## start Data

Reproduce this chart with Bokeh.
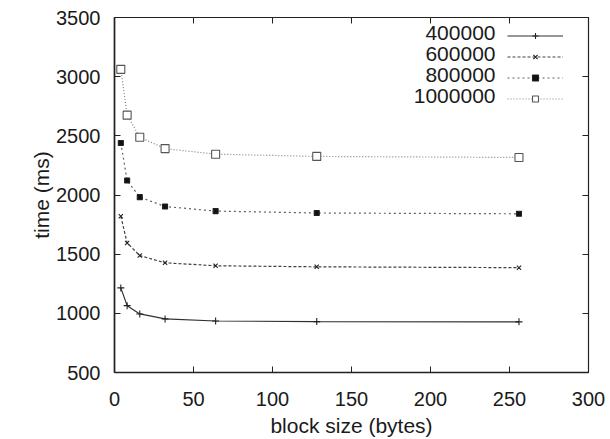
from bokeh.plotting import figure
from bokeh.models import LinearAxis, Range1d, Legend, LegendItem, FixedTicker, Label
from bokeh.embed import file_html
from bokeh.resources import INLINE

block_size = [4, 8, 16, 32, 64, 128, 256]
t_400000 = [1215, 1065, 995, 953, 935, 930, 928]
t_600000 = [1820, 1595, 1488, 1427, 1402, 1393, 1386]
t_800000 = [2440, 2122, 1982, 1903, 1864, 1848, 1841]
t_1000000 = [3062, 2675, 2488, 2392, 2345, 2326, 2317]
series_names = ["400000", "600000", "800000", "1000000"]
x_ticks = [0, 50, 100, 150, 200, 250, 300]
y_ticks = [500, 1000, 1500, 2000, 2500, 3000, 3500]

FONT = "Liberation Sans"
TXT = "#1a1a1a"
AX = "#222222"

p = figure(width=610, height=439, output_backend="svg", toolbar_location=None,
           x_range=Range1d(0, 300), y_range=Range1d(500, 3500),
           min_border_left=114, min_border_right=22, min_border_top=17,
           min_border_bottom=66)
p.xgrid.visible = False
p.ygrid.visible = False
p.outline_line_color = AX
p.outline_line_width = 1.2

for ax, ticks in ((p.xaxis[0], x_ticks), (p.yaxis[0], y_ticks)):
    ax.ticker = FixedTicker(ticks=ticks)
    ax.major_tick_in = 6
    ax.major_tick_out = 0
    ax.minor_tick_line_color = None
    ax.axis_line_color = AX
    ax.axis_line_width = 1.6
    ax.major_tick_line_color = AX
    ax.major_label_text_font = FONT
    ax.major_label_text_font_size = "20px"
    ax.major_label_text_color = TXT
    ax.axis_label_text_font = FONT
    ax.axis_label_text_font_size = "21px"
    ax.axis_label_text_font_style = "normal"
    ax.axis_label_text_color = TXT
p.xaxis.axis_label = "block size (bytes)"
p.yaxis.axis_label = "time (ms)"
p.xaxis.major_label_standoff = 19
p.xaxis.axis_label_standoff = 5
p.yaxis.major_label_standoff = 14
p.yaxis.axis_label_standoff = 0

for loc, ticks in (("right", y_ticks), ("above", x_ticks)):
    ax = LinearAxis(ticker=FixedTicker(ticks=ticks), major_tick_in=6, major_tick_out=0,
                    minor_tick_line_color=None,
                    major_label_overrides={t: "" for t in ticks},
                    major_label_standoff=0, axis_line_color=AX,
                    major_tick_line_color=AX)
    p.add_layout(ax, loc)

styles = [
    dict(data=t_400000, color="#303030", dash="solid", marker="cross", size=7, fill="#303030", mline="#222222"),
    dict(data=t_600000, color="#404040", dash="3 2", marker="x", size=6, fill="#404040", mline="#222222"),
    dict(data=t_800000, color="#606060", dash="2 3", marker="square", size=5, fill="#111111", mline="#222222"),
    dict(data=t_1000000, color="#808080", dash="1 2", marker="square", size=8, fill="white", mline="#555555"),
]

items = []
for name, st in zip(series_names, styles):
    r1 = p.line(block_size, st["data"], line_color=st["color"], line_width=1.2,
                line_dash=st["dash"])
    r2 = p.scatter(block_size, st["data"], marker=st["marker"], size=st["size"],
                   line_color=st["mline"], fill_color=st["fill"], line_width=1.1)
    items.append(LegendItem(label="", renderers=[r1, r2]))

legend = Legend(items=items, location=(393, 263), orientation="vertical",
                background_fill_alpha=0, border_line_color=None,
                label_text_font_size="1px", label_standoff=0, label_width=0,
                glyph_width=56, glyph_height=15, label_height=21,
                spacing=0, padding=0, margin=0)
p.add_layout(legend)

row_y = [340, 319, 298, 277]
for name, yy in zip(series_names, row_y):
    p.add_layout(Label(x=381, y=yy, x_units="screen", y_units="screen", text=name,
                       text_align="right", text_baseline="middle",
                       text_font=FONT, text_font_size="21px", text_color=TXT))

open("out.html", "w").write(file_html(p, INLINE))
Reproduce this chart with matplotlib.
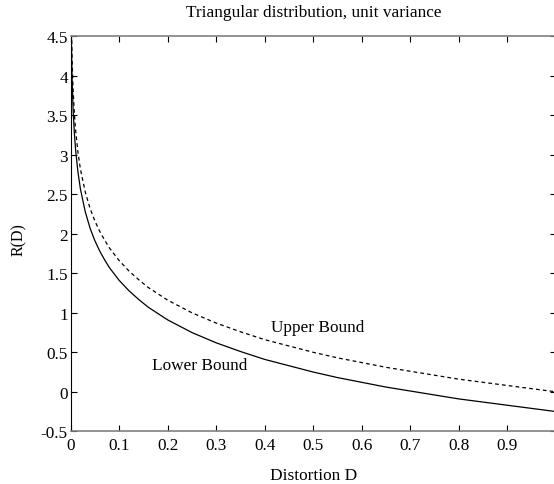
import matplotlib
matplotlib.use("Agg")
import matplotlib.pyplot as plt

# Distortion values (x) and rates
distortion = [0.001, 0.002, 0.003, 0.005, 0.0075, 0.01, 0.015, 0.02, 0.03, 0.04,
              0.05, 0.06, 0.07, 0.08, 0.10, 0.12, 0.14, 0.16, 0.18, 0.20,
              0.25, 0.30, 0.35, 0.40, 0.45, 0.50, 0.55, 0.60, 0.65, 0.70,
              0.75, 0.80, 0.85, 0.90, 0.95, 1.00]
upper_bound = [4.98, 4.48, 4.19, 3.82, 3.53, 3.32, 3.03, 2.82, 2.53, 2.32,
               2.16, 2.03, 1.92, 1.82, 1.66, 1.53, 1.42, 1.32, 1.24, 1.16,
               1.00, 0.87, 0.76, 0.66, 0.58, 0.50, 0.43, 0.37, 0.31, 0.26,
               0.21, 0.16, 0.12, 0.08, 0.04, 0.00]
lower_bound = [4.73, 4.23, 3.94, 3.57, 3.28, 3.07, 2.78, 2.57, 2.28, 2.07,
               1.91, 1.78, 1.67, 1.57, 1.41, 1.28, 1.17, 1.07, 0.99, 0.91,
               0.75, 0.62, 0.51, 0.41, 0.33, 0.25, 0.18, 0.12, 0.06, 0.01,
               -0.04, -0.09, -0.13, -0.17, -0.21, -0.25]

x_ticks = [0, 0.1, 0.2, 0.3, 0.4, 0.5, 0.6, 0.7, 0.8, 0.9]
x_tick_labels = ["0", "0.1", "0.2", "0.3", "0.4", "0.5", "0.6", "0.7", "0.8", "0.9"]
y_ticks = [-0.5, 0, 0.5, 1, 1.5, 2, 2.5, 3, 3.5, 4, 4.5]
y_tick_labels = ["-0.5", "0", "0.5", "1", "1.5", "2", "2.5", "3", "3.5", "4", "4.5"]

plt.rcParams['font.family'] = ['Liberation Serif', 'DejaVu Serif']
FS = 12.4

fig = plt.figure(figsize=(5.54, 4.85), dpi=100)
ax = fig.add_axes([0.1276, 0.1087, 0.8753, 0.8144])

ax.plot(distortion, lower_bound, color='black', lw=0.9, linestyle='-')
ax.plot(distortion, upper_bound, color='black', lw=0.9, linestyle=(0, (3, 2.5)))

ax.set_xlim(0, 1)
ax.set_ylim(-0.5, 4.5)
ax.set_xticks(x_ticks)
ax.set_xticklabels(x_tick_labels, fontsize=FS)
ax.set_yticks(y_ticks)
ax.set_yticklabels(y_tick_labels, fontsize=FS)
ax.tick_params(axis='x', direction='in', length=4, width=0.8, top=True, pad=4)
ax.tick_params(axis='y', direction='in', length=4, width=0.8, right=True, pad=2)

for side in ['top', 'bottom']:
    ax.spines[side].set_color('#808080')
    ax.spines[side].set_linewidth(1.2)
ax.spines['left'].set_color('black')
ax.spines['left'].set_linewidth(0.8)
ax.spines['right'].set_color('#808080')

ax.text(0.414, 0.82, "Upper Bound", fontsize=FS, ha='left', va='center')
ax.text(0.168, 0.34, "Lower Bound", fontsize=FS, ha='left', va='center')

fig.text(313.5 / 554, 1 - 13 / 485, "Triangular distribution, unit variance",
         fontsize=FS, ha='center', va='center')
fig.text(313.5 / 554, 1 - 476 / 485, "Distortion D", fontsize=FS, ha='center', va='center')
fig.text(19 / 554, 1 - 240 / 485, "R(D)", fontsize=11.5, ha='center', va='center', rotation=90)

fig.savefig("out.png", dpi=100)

## end Data

* Given exercise:
From the first line above through the line containing "from bokeh.resources import INLINE", copy everything exactly, without the pictures.

* Solved problem:
Reproduce this chart with Bokeh.
from bokeh.plotting import figure
from bokeh.models import LinearAxis, Range1d, Legend, LegendItem, FixedTicker, Label
from bokeh.embed import file_html
from bokeh.resources import INLINE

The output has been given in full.